On page 4 they should record the data (time, position) in and two column chart, as the bee moves across the page. They should not change the velocity. They again click the bee to start and click the green below the text to pause and record data - click the bee to continue. Each pair of data points should be a time from the "Bee4's t" watcher and the position from "Bee4's x" watcher. They should record at least 10 points. To start over and record new data, set the time and position to zero.
On page 5, students will plot their data. Once they have completed the plot, you should put them in small groups to discuss the following questions:
1. What should your horizontal and vertical axes represent to get all of your data points on the graph?
2. Describe the pattern of the data plotted on the graph.
3. What is special about the pattern of the data plotted on your graph?
4. Why do you think the data have the pattern you observed?

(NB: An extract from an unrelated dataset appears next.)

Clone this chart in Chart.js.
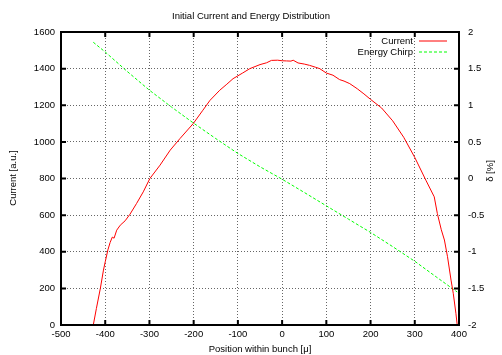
<!DOCTYPE html>
<html>
<head>
<meta charset="utf-8">
<script src="https://cdn.jsdelivr.net/npm/chart.js@4"></script>
<style>
  body { margin: 0; background: #fff; }
  #wrap { width: 502px; height: 355px; }
</style>
</head>
<body>
<div id="wrap"><canvas id="chart"></canvas></div>
<script>
// data
const xCurrent = [-427, -420, -411, -404, -400, -394, -389, -384, -380, -374, -366, -355, -344, -329, -314, -299, -276, -253, -231, -201, -180, -163, -141, -125, -111, -90, -73, -50, -35, -24, -10, 0, 10, 20, 25, 36, 50, 62, 75, 85, 100, 115, 130, 140, 153, 170, 185, 200, 225, 250, 275, 300, 325, 344, 351, 360, 367, 374, 382, 387, 393, 396];
const current = [0, 90, 200, 300, 345, 410, 450, 480, 474, 518, 545, 569, 605, 664, 727, 800, 873, 955, 1018, 1100, 1170, 1227, 1282, 1315, 1345, 1375, 1400, 1422, 1432, 1445, 1446, 1443, 1442, 1441, 1446, 1431, 1425, 1418, 1408, 1400, 1376, 1364, 1340, 1332, 1318, 1290, 1262, 1232, 1185, 1115, 1025, 915, 791, 700, 609, 520, 464, 373, 245, 173, 64, 0];

const xChirp = [-427, -400, -350, -300, -250, -200, -150, -100, -50, 0, 50, 100, 150, 200, 250, 300, 350, 396];
const chirp = [1.86, 1.727, 1.46, 1.205, 0.975, 0.755, 0.545, 0.342, 0.16, -0.01, -0.19, -0.373, -0.555, -0.736, -0.93, -1.13, -1.35, -1.55];

const xTicks = [-500, -400, -300, -200, -100, 0, 100, 200, 300, 400];
const yTicks = [0, 200, 400, 600, 800, 1000, 1200, 1400, 1600];
const y2Ticks = [-2, -1.5, -1, -0.5, 0, 0.5, 1, 1.5, 2];

const FONT = "'Liberation Sans', Arial, sans-serif";
const fnt = { family: FONT, size: 9.5 };

// frame, inward ticks, axis titles and the gnuplot style key
const gnuFrame = {
  id: 'gnuFrame',
  afterDraw(chart) {
    const { ctx, chartArea: a, scales } = chart;
    ctx.save();
    ctx.strokeStyle = '#000';
    ctx.lineWidth = 2;
    ctx.strokeRect(a.left, a.top, a.right - a.left, a.bottom - a.top);
    const tl = 5;
    ctx.beginPath();
    xTicks.forEach(v => {
      const px = scales.x.getPixelForValue(v);
      ctx.moveTo(px, a.bottom); ctx.lineTo(px, a.bottom - tl);
      ctx.moveTo(px, a.top); ctx.lineTo(px, a.top + tl);
    });
    yTicks.forEach(v => {
      const py = scales.y.getPixelForValue(v);
      ctx.moveTo(a.left, py); ctx.lineTo(a.left + tl, py);
    });
    y2Ticks.forEach(v => {
      const py = scales.y2.getPixelForValue(v);
      ctx.moveTo(a.right, py); ctx.lineTo(a.right - tl, py);
    });
    ctx.stroke();

    ctx.fillStyle = '#000';
    ctx.font = `9.5px ${FONT}`;
    ctx.textBaseline = 'middle';
    ctx.textAlign = 'center';
    ctx.fillText('Position within bunch [\u03bc]', (a.left + a.right) / 2, 349);
    ctx.save();
    ctx.translate(13, 178);
    ctx.rotate(-Math.PI / 2);
    ctx.fillText('Current [a.u.]', 0, 0);
    ctx.restore();
    ctx.save();
    ctx.translate(490, 171);
    ctx.rotate(-Math.PI / 2);
    ctx.fillText('\u03b4 [%]', 0, 0);
    ctx.restore();

    // key
    ctx.textAlign = 'right';
    ctx.fillText('Current', 413, 41);
    ctx.fillText('Energy Chirp', 413, 52);
    ctx.lineWidth = 1;
    ctx.strokeStyle = '#ff0000';
    ctx.beginPath(); ctx.moveTo(419, 41); ctx.lineTo(447, 41); ctx.stroke();
    ctx.strokeStyle = '#00ff00';
    ctx.setLineDash([3, 2]);
    ctx.beginPath(); ctx.moveTo(419, 52); ctx.lineTo(447, 52); ctx.stroke();
    ctx.restore();
  }
};

new Chart(document.getElementById('chart'), {
  type: 'line',
  data: {
    datasets: [
      {
        label: 'Current',
        data: xCurrent.map((x, i) => ({ x: x, y: current[i] })),
        borderColor: '#ff0000',
        borderWidth: 1,
        pointRadius: 0,
        tension: 0,
        yAxisID: 'y'
      },
      {
        label: 'Energy Chirp',
        data: xChirp.map((x, i) => ({ x: x, y: chirp[i] })),
        borderColor: '#00ff00',
        borderWidth: 1,
        borderDash: [3, 2],
        pointRadius: 0,
        tension: 0,
        yAxisID: 'y2'
      }
    ]
  },
  options: {
    responsive: true,
    maintainAspectRatio: false,
    animation: false,
    layout: { padding: 0 },
    plugins: {
      legend: { display: false },
      tooltip: { enabled: false },
      title: {
        display: true,
        text: 'Initial Current and Energy Distribution',
        color: '#000',
        font: { family: FONT, size: 9.5, weight: 'normal' },
        padding: { top: 11, bottom: 9.6 }
      }
    },
    scales: {
      x: {
        type: 'linear',
        min: -500, max: 400,
        afterBuildTicks: s => { s.ticks = xTicks.map(v => ({ value: v })); },
        afterFit: s => { s.height = 30; },
        ticks: { color: '#000', font: fnt, padding: 4, maxRotation: 0, callback: v => String(v) },
        grid: { color: '#666', lineWidth: 1, drawTicks: false },
        border: { display: false, dash: [1, 2] }
      },
      y: {
        position: 'left',
        min: 0, max: 1600,
        afterBuildTicks: s => { s.ticks = yTicks.map(v => ({ value: v })); },
        afterFit: s => { s.width = 61; },
        ticks: { color: '#000', font: fnt, padding: 6, callback: v => String(v) },
        grid: { color: '#666', lineWidth: 1, drawTicks: false },
        border: { display: false, dash: [1, 2] }
      },
      y2: {
        position: 'right',
        min: -2, max: 2,
        afterBuildTicks: s => { s.ticks = y2Ticks.map(v => ({ value: v })); },
        afterFit: s => { s.width = 43; },
        ticks: { color: '#000', font: fnt, padding: 9, callback: v => String(v) },
        grid: { display: false, drawTicks: false },
        border: { display: false }
      }
    }
  },
  plugins: [gnuFrame]
});
</script>
</body>
</html>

Here is where your students invent. Have them create a script to have the bee move similar to the way she moved on pages 3 and 4. To get them started have them go to page 8 where they will find the following the directions:
Take tiles from the holder on the right and drop them into the Script Editor at the left to make the bee move like it did on pages 3 and 4. You may need more than one tile in some cases. There are several ways that work. Find as many as you can. Check out Script Tiles in help at the upper left. Enable pen trails to better see the path of the bee.
Next your learners should create another script to make the bee follow their plot line. They can think out of the pink box above. Give them an opportunity to explore each others' scripts, suggest improvements and provide inspiration. Let them imagine, invent and bee inspired from the task above to create new scripts to fly the bee differently.